Fixing slow RoCE RDMA performance with WinOF-2 to WinOF
In this post, you join me on my quest of fixing slow RoCE RDMA performance with traffic initiated on WinOF-2 system to or from a WinOF system. I was working on the migration to new hardware for Hyper-V clusters. This is in one of the locations where I transition from 10/40Gbps to 25/50/100Gbps. The older nodes had ConnectX-3 Pro cards for SMB 3 traffic. The new ones had ConnectX-4 Lx cards. The existing network fabric has been configured with DCB for RoCE and has been working well for quite a while. Everything was being tested before the actual migrations. That’s when we came across an issue.
All the RDMA traffic workes very well except when initiated from the new servers. So ConnectX-3 Pro to ConnectX-3 Pro works fine. So does ConnectX-4 to ConnectX-4. When initiating traffic (send/retrieve) from a ConnectX-3 Pro server to a ConnectX-4 host it is also working fine.
However, when I initiated traffic (send/retrieve) from a ConnectX-4 server to a ConnectX-3 host the performance was abysmally slow. 2.5-3.5 MB/s is really bad. This need investigation. It smelled a bit like an MTU size issue. As if one side was configured wrong.
The suspects
As things are bad only when traffic was initiated from a ConnectX-4 host I suspected a misconfiguration. But that all checked out. We could reproduce it on every ConnectX-4 to any ConnectX-3.
The network fabric is configured to allow jumbo frames end to end. All the Mellanox NICs have an MTU size of 9014 and the RoCE frame size is set to Automatic. This has worked fine for many years and is a validated setup.
If you read up on how MTU sizes are handled by Mellanox you would expect this to work out well.
InfiniBand protocol Maximum Transmission Unit (MTU) defines several fix size MTU: 256, 512, 1024, 2048 or 4096 bytes.
The driver selects “active” MTU that is the largest value from the list above that is smaller than Eth MTU in the system (and takes in the account RoCE transport headers and CRC fields). So for example with default Ethernet MTU (1500 bytes) RoCE will use 1024 and with 4200 it will use 4096 as an “active MTU”. The “active_mtu” values can be checked with “ibv_devinfo”.
RoCE protocol exchanges “active_mtu” values and negotiates it between both ends. The minimum MTU will be used.
So what is going on here? I started researching a bit more and I found this in the release notes of the WinOF-2 2.20 driver.
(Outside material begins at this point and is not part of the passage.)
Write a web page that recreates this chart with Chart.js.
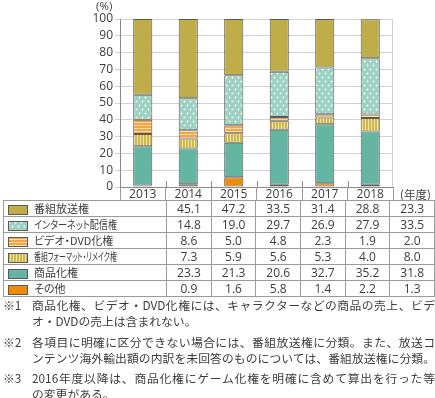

Description: In RoCE, the maximum MTU of WinOF-2 (4k) is greater than the maximum MTU of WinOF (2k). As a result, when working with MTU greater than 2k, WinOF and WinOF-2 cannot operate together.
Well the ConnectX-3 Pro uses WinOF and the ConnectX-4 uses WinOF-2 so this is what they call a hint. But still, if you look at the mechanism for negotiating the RoCE frame size this should negotiate fine in our setup, right?
The Fix
Well, we tried fixing the RoCE frame size to 2048 on both ConnectX-3 Pro and ConnectX-4 NICs. We left the NIC MTU at 9014. That did not help at all. What did help in the end wat set the NIC MTU sizes to 1514 (default) and set the Max RoCE frame size to automatic again? With this setting, all scenarios in all direction do work as expected.
Personally, I think the negotiation of the RoCE frame size, when set to automatic should figure this out correctly with the NIC MTU size set to 9014 as well. But I am happy I found a workaround where we can leverage RDMA during the migration, After that is done we can set the NIC MTU sizes back to 9014 when there is no more need for ConnectX-4 / ConnectX3 RDMA traffic.
Conclusion
The above behavior was unexpected based on the documentation. I argue the RoCE frame size negotiation should work thing out correctly in each direction. Maybe a fix will appear in a new WinOF-2 driver. The good news is that after checking many permutations I found came up with a fix. Luckily, we can leave jumbo frames configured across the network fabric. Reverting the NIC interfaces MTU size to 1514 on both side and leaving the RoCE frame size on auto on both sides works fine. So that is all that’s needed for fixing slow RoCE RDMA performance with WinOF-2 to WinOF. This will do just fine during the co-existence period and we keep it in mind whenever we encounter this behavior again.
The read up on MTU link is dead, great post though,
The link has been fixed. Thanks for letting me know it was dead.
Did you experience a performance de-/increase bumping the MTU to 9014 ? I’ve tested all MTUs extensively using Connect-X 4 cards but have been completely unable to measure any increase (or decrease) in performance at all ?
Marginal 1-2% with RDMA for our workloads as the biggest benefits of Jumbo frames is a reduction of CPU cycles (up to 20%) which is a non-issue with RDMA. However, if RDMA fails or you have workloads that do no leverage RDMA going of the NICs/Stack it does help and is why I always configure it when We have the stack end to end under control. I blogged enough on that subject over the years.